=== Supplied material ===
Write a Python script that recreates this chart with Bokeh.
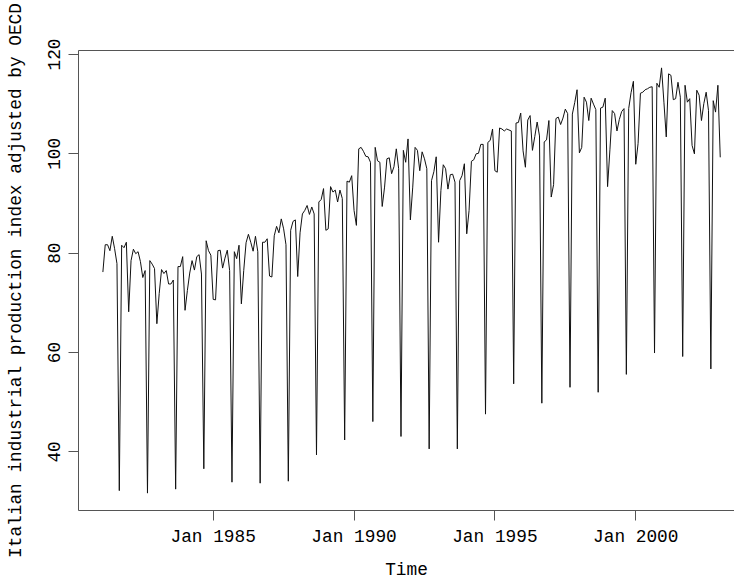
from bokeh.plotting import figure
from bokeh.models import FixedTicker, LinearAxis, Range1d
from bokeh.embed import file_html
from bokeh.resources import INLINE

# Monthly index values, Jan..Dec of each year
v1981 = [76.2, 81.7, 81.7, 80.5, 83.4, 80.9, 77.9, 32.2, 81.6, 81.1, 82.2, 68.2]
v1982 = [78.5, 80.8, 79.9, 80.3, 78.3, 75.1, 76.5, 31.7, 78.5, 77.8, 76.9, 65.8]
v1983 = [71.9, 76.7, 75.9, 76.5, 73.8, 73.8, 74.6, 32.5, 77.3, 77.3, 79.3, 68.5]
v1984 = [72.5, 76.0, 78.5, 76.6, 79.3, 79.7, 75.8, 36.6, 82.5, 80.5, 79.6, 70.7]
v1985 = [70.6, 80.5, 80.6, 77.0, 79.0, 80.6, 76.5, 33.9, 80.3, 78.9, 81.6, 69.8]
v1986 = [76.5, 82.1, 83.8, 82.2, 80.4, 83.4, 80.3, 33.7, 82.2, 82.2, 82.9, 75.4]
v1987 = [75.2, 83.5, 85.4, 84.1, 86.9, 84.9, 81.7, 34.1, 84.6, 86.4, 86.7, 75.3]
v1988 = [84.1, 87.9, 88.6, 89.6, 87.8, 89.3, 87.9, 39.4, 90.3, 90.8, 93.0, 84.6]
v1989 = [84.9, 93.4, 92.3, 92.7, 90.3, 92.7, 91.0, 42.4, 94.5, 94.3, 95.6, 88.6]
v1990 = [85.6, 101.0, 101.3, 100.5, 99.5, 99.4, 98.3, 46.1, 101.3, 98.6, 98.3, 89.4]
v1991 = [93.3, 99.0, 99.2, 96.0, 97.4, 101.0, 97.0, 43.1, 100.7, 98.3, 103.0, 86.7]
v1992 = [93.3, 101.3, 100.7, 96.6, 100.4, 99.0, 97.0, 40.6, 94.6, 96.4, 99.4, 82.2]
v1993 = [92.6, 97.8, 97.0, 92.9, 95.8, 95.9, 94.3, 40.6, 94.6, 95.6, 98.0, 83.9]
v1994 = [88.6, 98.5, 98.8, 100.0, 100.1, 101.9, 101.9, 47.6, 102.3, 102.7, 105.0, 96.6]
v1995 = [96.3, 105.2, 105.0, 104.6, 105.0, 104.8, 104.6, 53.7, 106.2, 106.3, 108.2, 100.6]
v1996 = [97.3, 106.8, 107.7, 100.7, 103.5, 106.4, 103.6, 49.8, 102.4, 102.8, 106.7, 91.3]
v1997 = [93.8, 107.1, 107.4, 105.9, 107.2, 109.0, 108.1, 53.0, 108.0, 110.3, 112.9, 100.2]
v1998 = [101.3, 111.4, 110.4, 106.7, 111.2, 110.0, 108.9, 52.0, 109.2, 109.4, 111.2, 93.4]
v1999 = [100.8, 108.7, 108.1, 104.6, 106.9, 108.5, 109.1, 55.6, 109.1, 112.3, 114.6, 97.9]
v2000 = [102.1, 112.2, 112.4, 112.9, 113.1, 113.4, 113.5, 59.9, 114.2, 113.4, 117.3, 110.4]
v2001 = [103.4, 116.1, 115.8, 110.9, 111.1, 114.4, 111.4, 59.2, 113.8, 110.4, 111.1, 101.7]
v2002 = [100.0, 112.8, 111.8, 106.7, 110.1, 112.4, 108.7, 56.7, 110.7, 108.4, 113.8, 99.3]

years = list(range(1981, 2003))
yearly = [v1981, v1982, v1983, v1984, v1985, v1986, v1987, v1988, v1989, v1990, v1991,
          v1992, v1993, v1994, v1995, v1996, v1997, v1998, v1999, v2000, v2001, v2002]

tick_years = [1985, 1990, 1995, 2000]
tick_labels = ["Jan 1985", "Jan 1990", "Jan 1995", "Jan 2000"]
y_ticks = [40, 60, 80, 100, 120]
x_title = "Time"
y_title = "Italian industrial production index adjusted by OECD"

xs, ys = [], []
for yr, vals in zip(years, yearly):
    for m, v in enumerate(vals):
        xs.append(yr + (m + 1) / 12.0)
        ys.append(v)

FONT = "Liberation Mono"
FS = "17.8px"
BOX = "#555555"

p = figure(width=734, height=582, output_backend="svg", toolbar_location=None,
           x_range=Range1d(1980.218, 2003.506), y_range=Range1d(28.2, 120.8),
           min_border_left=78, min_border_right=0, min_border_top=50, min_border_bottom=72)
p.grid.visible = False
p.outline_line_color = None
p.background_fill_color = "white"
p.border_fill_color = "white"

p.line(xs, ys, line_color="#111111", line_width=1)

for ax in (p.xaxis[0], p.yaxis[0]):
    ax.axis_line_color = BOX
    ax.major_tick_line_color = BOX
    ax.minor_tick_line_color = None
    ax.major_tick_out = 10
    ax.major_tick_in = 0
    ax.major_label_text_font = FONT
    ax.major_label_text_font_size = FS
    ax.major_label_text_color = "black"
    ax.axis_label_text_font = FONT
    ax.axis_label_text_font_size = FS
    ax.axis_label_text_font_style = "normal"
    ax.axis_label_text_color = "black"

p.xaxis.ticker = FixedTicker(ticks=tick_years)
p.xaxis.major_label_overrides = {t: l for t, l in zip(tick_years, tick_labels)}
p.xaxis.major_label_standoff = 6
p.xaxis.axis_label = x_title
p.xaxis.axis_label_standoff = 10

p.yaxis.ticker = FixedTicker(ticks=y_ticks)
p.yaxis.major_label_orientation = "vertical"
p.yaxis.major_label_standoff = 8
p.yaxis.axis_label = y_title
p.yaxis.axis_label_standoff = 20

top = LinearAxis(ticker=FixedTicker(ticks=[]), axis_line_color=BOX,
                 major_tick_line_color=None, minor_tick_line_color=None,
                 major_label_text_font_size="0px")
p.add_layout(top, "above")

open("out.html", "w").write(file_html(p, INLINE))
===
=== Supplied material ===
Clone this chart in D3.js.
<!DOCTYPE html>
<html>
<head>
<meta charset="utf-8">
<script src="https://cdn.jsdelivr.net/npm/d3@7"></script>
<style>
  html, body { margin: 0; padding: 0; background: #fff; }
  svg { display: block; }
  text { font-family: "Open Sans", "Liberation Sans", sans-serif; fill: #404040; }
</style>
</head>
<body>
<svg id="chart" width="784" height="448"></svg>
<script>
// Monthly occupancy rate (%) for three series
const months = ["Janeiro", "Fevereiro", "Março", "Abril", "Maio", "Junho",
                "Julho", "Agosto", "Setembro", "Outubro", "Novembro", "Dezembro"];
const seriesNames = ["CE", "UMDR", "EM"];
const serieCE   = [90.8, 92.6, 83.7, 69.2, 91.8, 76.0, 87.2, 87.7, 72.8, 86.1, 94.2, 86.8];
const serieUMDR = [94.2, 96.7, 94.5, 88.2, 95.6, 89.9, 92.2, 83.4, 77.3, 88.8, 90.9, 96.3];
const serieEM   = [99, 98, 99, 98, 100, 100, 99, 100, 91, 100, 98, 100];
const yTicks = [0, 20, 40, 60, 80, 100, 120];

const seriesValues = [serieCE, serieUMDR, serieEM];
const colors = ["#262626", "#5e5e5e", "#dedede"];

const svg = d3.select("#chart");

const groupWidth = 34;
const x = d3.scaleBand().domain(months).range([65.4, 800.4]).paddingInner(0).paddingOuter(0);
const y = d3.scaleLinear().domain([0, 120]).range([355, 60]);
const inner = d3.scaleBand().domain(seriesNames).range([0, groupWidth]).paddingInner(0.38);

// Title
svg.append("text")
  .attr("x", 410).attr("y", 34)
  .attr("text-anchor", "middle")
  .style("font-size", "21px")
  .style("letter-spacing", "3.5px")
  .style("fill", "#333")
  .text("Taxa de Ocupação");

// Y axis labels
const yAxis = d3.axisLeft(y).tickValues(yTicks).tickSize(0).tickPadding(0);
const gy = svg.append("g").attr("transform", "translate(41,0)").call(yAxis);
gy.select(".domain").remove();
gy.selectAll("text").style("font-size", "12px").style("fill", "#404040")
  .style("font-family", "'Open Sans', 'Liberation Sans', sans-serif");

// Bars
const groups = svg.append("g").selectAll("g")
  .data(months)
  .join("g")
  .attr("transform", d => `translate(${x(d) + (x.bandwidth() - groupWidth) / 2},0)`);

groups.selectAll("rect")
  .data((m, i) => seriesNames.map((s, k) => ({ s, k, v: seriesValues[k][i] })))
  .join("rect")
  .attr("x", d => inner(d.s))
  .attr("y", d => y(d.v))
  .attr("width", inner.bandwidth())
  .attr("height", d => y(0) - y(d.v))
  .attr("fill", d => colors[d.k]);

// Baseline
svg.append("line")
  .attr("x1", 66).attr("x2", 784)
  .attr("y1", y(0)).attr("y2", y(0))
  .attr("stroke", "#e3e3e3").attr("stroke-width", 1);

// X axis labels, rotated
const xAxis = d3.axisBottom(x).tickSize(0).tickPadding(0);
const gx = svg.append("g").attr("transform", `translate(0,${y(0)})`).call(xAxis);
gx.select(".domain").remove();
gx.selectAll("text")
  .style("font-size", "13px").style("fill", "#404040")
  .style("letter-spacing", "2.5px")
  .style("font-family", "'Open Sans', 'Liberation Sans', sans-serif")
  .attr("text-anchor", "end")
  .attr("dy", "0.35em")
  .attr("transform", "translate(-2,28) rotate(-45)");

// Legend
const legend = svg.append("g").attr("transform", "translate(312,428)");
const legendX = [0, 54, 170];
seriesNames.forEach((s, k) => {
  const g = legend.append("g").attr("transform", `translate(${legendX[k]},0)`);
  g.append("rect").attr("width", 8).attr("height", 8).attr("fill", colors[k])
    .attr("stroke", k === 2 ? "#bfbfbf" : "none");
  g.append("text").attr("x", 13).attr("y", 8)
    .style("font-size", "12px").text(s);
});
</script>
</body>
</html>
===
Task details
Above are the records. Print exactly the lines from the one containing "Write a Python" to the one containing "from bokeh.resources import INLINE", both included, and nothing else; pictures are excluded.

Task result
Write a Python script that recreates this chart with Bokeh.
from bokeh.plotting import figure
from bokeh.models import FixedTicker, LinearAxis, Range1d
from bokeh.embed import file_html
from bokeh.resources import INLINE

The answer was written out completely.